- Supreme Court of the United States

Decided June 1, 1920
- Full case name: Green v. Frazier
- Citations: 253 U.S. 233 (more)

Holding
- A state's creation of a public welfare program is not reviewable by the Supreme Court under the Fourteenth Amendment.

Court membership
- Chief Justice Edward D. White Associate Justices Joseph McKenna · Oliver W. Holmes Jr. William R. Day · Willis Van Devanter Mahlon Pitney · James C. McReynolds Louis Brandeis · John H. Clarke

Case opinion
- Majority: Day, joined by unanimous

Laws applied
- Amendment XIV

= Green v. Frazier =

Green v. Frazier, 253 U.S. 233 (1920), was a United States Supreme Court case in which the Court held that a state's creation of a public welfare program is not reviewable by the Supreme Court under the Fourteenth Amendment.

== Description ==
In 1919, North Dakota established the Industrial Commission of North Dakota and the Bank of North Dakota and provided them with large sums of public capital. Together, these entities took control of public utilities, oversaw a massive farming scheme for food, and built homes for North Dakota residents. Of this scheme, the Supreme Court said, "With the wisdom of such legislation, and the soundness of the economic policy involved we are not concerned.
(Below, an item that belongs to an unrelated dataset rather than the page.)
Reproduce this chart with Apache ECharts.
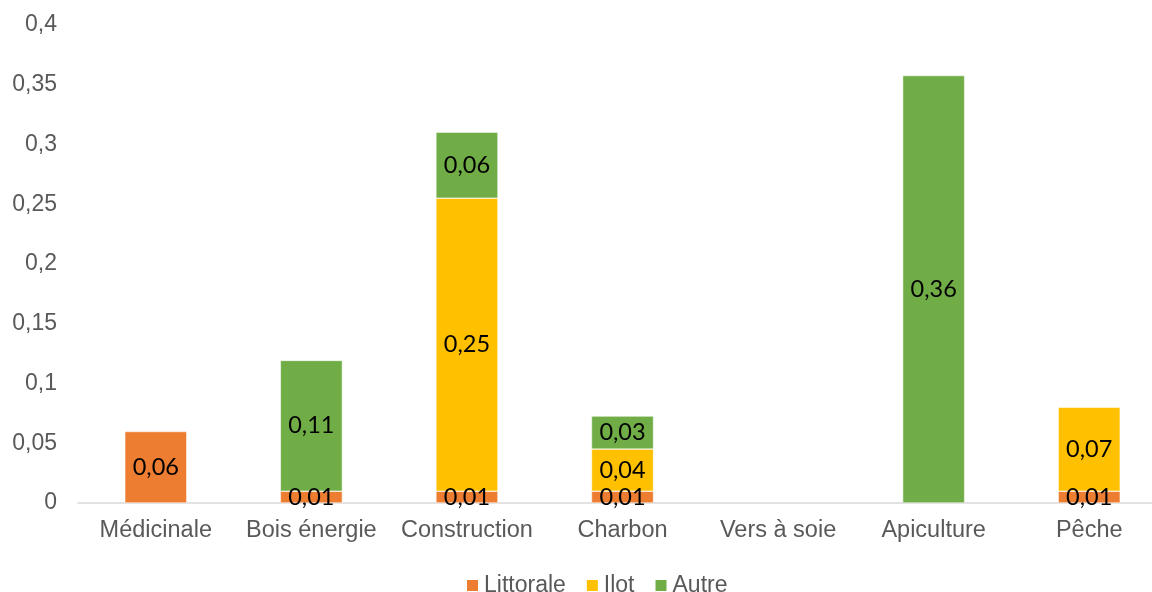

Whether it will result in ultimate good or harm it is not within our province to inquire. [...] [I]f [North Dakota] sees fit to enter upon such enterprises as are here involved, with the sanction of its constitution, its legislature and its people, we are not prepared to say that it is within the authority of this court... to set aside such action by judicial decision."

Justice William O. Douglas later called this event a "great experiment in socialism".